*Request*.
Extract the lines of the material below, beginning with the first and ending with the line that holds "import seaborn as sns". Skip every picture.

*Supplied data*.

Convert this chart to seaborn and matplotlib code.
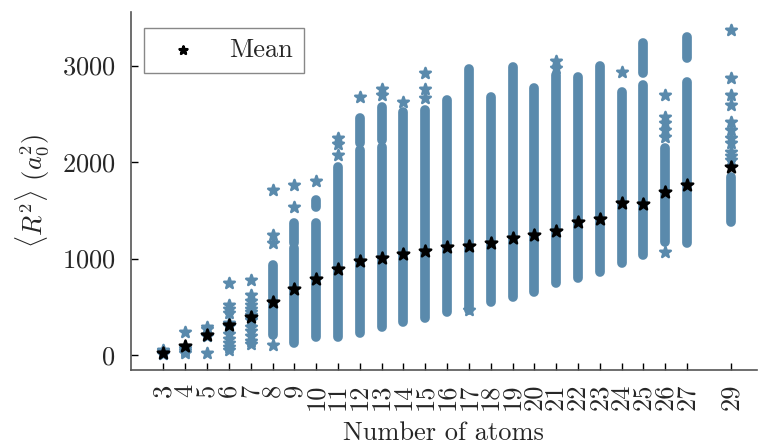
import numpy as np
import pandas as pd
import matplotlib
matplotlib.use("Agg")
import matplotlib.pyplot as plt
import seaborn as sns

# number of atoms for each column
n_atoms = [3, 4, 5, 6, 7, 8, 9, 10, 11, 12, 13, 14, 15, 16, 17, 18, 19, 20,
           21, 22, 23, 24, 25, 26, 27, 29]

# mean <R^2> per column (a0^2)
mean_r2 = [24, 97, 207, 310, 397, 550, 684, 788, 890, 974, 1005, 1045, 1080,
           1120, 1130, 1160, 1210, 1245, 1285, 1380, 1410, 1575, 1565, 1690,
           1762, 1950]

# densely filled ranges of each column (low, high)
dense_ranges = {
    8: [(210, 930)],
    9: [(125, 1110), (1160, 1370)],
    10: [(190, 1370), (1535, 1605)],
    11: [(190, 1950)],
    12: [(230, 2125), (2200, 2455)],
    13: [(290, 2155), (2230, 2570)],
    14: [(340, 2520)],
    15: [(380, 2540)],
    16: [(450, 2640)],
    17: [(470, 2960)],
    18: [(550, 2675)],
    19: [(600, 2990)],
    20: [(655, 2765)],
    21: [(745, 2900)],
    22: [(795, 2880)],
    23: [(860, 3000)],
    24: [(955, 2725)],
    25: [(1035, 2800), (2920, 3230)],
    26: [(1170, 2145)],
    27: [(1160, 2830), (3080, 3300)],
    29: [(1380, 1845)],
}

# single visible samples outside the dense ranges
single_points = {
    3: [10, 25, 40, 50],
    4: [20, 40, 60, 80, 241],
    5: [25, 200, 210, 265, 290],
    6: [55, 80, 120, 170, 220, 300, 330, 440, 480, 520, 750],
    7: [110, 150, 200, 250, 290, 360, 380, 415, 450, 480, 520, 560, 620, 777],
    8: [100, 1160, 1245, 1710],
    9: [1535, 1760],
    10: [1800],
    11: [2070, 2190, 2250],
    12: [2670],
    13: [2700, 2760],
    14: [2620],
    15: [2660, 2760, 2920],
    17: [466],
    21: [2980, 3050],
    24: [2935],
    26: [1070, 2260, 2330, 2400, 2470, 2695],
    29: [2020, 2060, 2100, 2195, 2250, 2330, 2415, 2590, 2695, 2870, 3370],
}

blue = "#5a8aac"

sns.set_style("white")
plt.rcParams["font.family"] = "serif"
plt.rcParams["font.serif"] = ["cmr10"]
plt.rcParams["mathtext.fontset"] = "cm"
plt.rcParams["axes.formatter.use_mathtext"] = True

fig = plt.figure(figsize=(7.6, 4.45), dpi=100)
ax = fig.add_axes([0.172, 0.1685, 0.824, 0.8045])

# dense parts as thick rounded strokes
for n, ranges in dense_ranges.items():
    for lo, hi in ranges:
        ax.plot([n, n], [lo, hi], color=blue, lw=7.0, solid_capstyle="round",
                zorder=2)

pts = pd.DataFrame([(n, v) for n, vals in single_points.items() for v in vals],
                   columns=["n", "r2"])
sns.scatterplot(data=pts, x="n", y="r2", marker="*", s=65, color=blue,
                edgecolor=blue, linewidth=1.8, legend=False, ax=ax, zorder=3)

means = pd.DataFrame({"n": n_atoms, "r2": mean_r2})
sns.scatterplot(data=means, x="n", y="r2", marker="*", s=75, color="black",
                edgecolor="black", linewidth=1.8, label="Mean", ax=ax, zorder=4)

ax.set_xlim(1.5, 30.2)
ax.set_ylim(-155, 3555)
ax.set_xticks(n_atoms)
ax.set_xticklabels([str(n) for n in n_atoms], rotation=90)
ax.set_yticks([0, 1000, 2000, 3000])
ax.tick_params(axis="both", direction="in", length=5, width=1, labelsize=19,
               color="black", bottom=True, left=True)
ax.tick_params(axis="x", pad=10)
ax.tick_params(axis="y", pad=11)

sns.despine(ax=ax)
for side in ["left", "bottom"]:
    ax.spines[side].set_color("#555555")
    ax.spines[side].set_linewidth(1.2)

ax.set_xlabel("Number of atoms", fontsize=19, labelpad=8)
ax.set_ylabel(r"$\langle R^2\rangle$ $(a_0^2)$", fontsize=19, labelpad=8)

leg = ax.legend(loc="upper left", bbox_to_anchor=(0.022, 0.955),
                borderaxespad=0, fontsize=19, fancybox=False, framealpha=1,
                edgecolor="#888888", handlelength=2.1, handletextpad=0.72,
                borderpad=0.4, markerscale=0.7)
leg.get_frame().set_linewidth(1.0)

fig.savefig("out.png", dpi=100)
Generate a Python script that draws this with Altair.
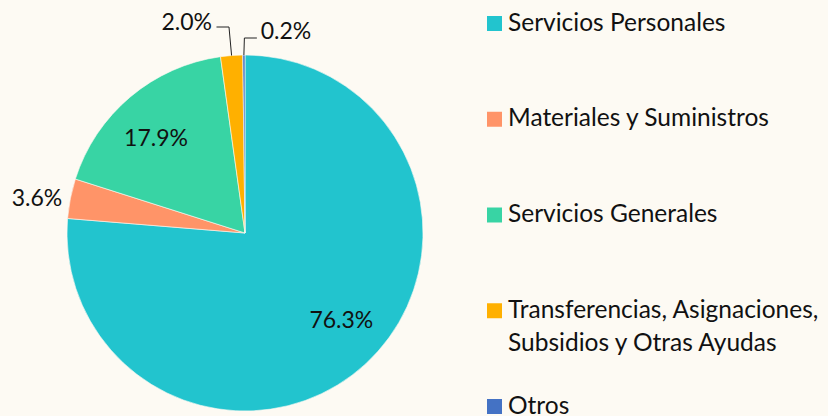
import math
import altair as alt
import pandas as pd

# ---- data ----
categories = [
    "Servicios Personales",
    "Materiales y Suministros",
    "Servicios Generales",
    "Transferencias, Asignaciones, Subsidios y Otras Ayudas",
    "Otros",
]
legend_line1 = [
    "Servicios Personales",
    "Materiales y Suministros",
    "Servicios Generales",
    "Transferencias, Asignaciones,",
    "Otros",
]
legend_line2 = ["", "", "", "Subsidios y Otras Ayudas", ""]
values = [76.3, 3.6, 17.9, 2.0, 0.2]
labels = ["76.3%", "3.6%", "17.9%", "2.0%", "0.2%"]
colors = ["#22C4CE", "#FF9468", "#38D4A4", "#FFB000", "#4472C4"]

BG = "#FDFAF3"
FONT = "Lato"
FS = 23
LFS = 24.5
CX, CY, R = 245, 233, 178

df = pd.DataFrame({
    "idx": list(range(len(categories))),
    "cat": categories,
    "value": values,
    "label": labels,
    "l1": legend_line1,
    "l2": legend_line2,
})

color_scale = alt.Scale(domain=categories, range=colors)
theta = alt.Theta("value:Q", stack=True)
order = alt.Order("idx:Q")

base = alt.Chart(df)

arcs = base.mark_arc(radius=R, stroke=BG, strokeWidth=0.6).encode(
    theta=theta,
    order=order,
    color=alt.Color("cat:N", scale=color_scale, legend=None),
    x=alt.value(CX),
    y=alt.value(CY),
)


def pie_label(i, radius, dx, dy, align="center"):
    return base.transform_calculate(
        t=f"datum.idx == {i} ? datum.label : ''"
    ).mark_text(
        radius=radius, dx=dx, dy=dy, align=align, baseline="middle",
        font=FONT, fontSize=FS, color="#111111",
    ).encode(
        theta=theta, order=order, text="t:N", x=alt.value(CX), y=alt.value(CY)
    )


lab_layers = [
    pie_label(0, 120, 15, 0),
    pie_label(1, 210, -2, 7),
    pie_label(2, 124, -9, 1),
    pie_label(3, 212, -17, 1, "right"),
    pie_label(4, 202, 17, 1, "left"),
]

# leader lines for the two small slices, derived from the slice geometry
total = sum(values)
cum = 0.0
mids = []
for v in values:
    mids.append((cum + v / 2) / total * 2 * math.pi)
    cum += v
pts = []
for i, hy, side in [(3, 27, -1), (4, 38, 1)]:
    a = mids[i]
    ex, ey = CX + R * math.sin(a), CY - R * math.cos(a)
    bx = ex - 2.6 if side < 0 else ex + 0.5
    pts += [
        {"g": i, "o": 0, "px": ex, "py": ey},
        {"g": i, "o": 1, "px": bx, "py": hy},
        {"g": i, "o": 2, "px": bx + side * 12.5, "py": hy},
    ]
leaders = alt.Chart(pd.DataFrame(pts)).mark_line(
    color="#222222", strokeWidth=1
).encode(
    x=alt.X("px:Q", scale=None, axis=None),
    y=alt.Y("py:Q", scale=None, axis=None),
    detail="g:N",
    order="o:Q",
)

# legend drawn from the same categories, rows on a point scale
ly = alt.Y("cat:N", sort=categories,
           scale=alt.Scale(type="point", domain=categories,
                           range=[23.5, 406.5], padding=0),
           axis=None)
leg_sq = base.mark_square(size=225, opacity=1).encode(
    x=alt.value(494.5), y=ly,
    color=alt.Color("cat:N", scale=color_scale, legend=None),
)
leg_t1 = base.mark_text(align="left", baseline="middle", font=FONT,
                        fontSize=LFS, color="#111111").encode(
    x=alt.value(508), y=ly, text="l1:N")
leg_t2 = base.mark_text(align="left", baseline="middle", font=FONT,
                        fontSize=LFS, color="#111111", dy=33).encode(
    x=alt.value(508), y=ly, text="l2:N")

chart = alt.layer(
    arcs, *lab_layers, leaders, leg_sq, leg_t1, leg_t2
).resolve_scale(
    y="independent", x="independent"
).properties(
    width=828, height=416, autosize=alt.AutoSizeParams(type="none"),
    padding=0, background=BG,
).configure_view(stroke=None)

chart.save("out.html", embed_options={"renderer": "svg", "actions": False})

*Response to the task*.
Convert this chart to seaborn and matplotlib code.
import numpy as np
import pandas as pd
import matplotlib
matplotlib.use("Agg")
import matplotlib.pyplot as plt
import seaborn as sns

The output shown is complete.